Kondo urges people to eliminate paper clutter, such as old bills and bank statements, unless you truly need them.
And if you sift through the piles of old bills, bank statements and other financial paperwork, you might be surprised what you’ll discover. Michelle Cortes-Harkins, a financial planner and wealth management adviser in Providence, Rhode Island, said she’s had clients come across paper money, uncashed checks and stock certificates amid a blizzard of documents.
Financial literacy expert Tony Steuer, author of “Get Ready! A Step-by-Step Planner for Maintaining Your Financial First Aid Kit,” offers these keep-or-toss recommendations for common documents:
- Bank records: Keep statements and canceled checks for six years.
- Car title, registration and repair records: Keep until six months after you sell it.
- Home purchase documents: Keep for at least six years after you sell it.
- Pay stubs: Keep for six years.
- Credit card statements and documents: If used for tax purposes, keep for six years. Otherwise, shred statements and receipts after reconciling statements.
- Student loan records: Keep indefinitely as proof of payoff once you’re done making payments.
- Rental agreements: Keep for up to six years after an agreement is terminated.
- Health insurance policies and documents: Keep until coverage ends or is canceled.
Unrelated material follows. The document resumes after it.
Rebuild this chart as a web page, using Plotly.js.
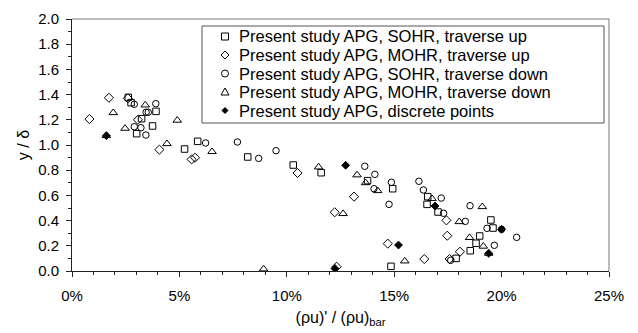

4. Designate a place for financial documents.
Kondo believes everything in your home belongs in its own designated space. Consumer expert Andrea Woroch said that should be the case with important financial paperwork.
Udemy.com instructor and venture capitalist Chris Haroun suggests following a three-step process to ensure your paper documents are in order:
- Buy a document folder.
- Categorize the documents by using the tabs in the folder and labeling each one (“Monthly Bank Statements,” for instance).
- Stick a document organizer – a list of all the paperwork – on the outside of the folder.
“Many people have \u2026 financial difficulties because they are incredibly disorganized when it comes to their financial document filing system – or lack thereof,” Haroun said.
If you maintain only electronic versions of documents, you should print them out when you receive them or note where they’re stored on your computer, he said.
Woroch discourages stashing financial documents, especially unpaid bills, in a kitchen drawer or some other place where you’ll forget them. Doing so could, for instance, cause you to miss a credit card payment, potentially triggering a late fee and perhaps even harming your credit score, she said.
She believes in organizing your financial matters online so you can reduce reliance on paper and activate autopay features to avoid missing bill payments.
See related: How to slay your credit card debt with “small wins”
5. Declutter your wallet.
Many Americans may be following Kondo’s advice and tidying up their homes. But Jason Gaughan, a credit card executive at Bank of America, believes a lot of us are neglecting our wallets when it comes to decluttering.
According to a Bank of America survey, 52 percent of credit card holders use several cards to earn rewards in different categories, such as dining, travel and gas. Overall, the average American cardholder keeps 3.7 credit cards in his or her wallet.
In light of those statistics, perhaps it’s time to give your wallet a makeover. That could mean canceling cards you don’t need or just leaving them in a drawer at home. But beware that canceling a card could lower your credit score by increasing your overall credit utilization, depending on how you use your cards.
“Evaluating the credit cards weighing down your wallet is a simple, yet effective, way to streamline your finances and find one card that fits all of your spending needs,” Gaughan said.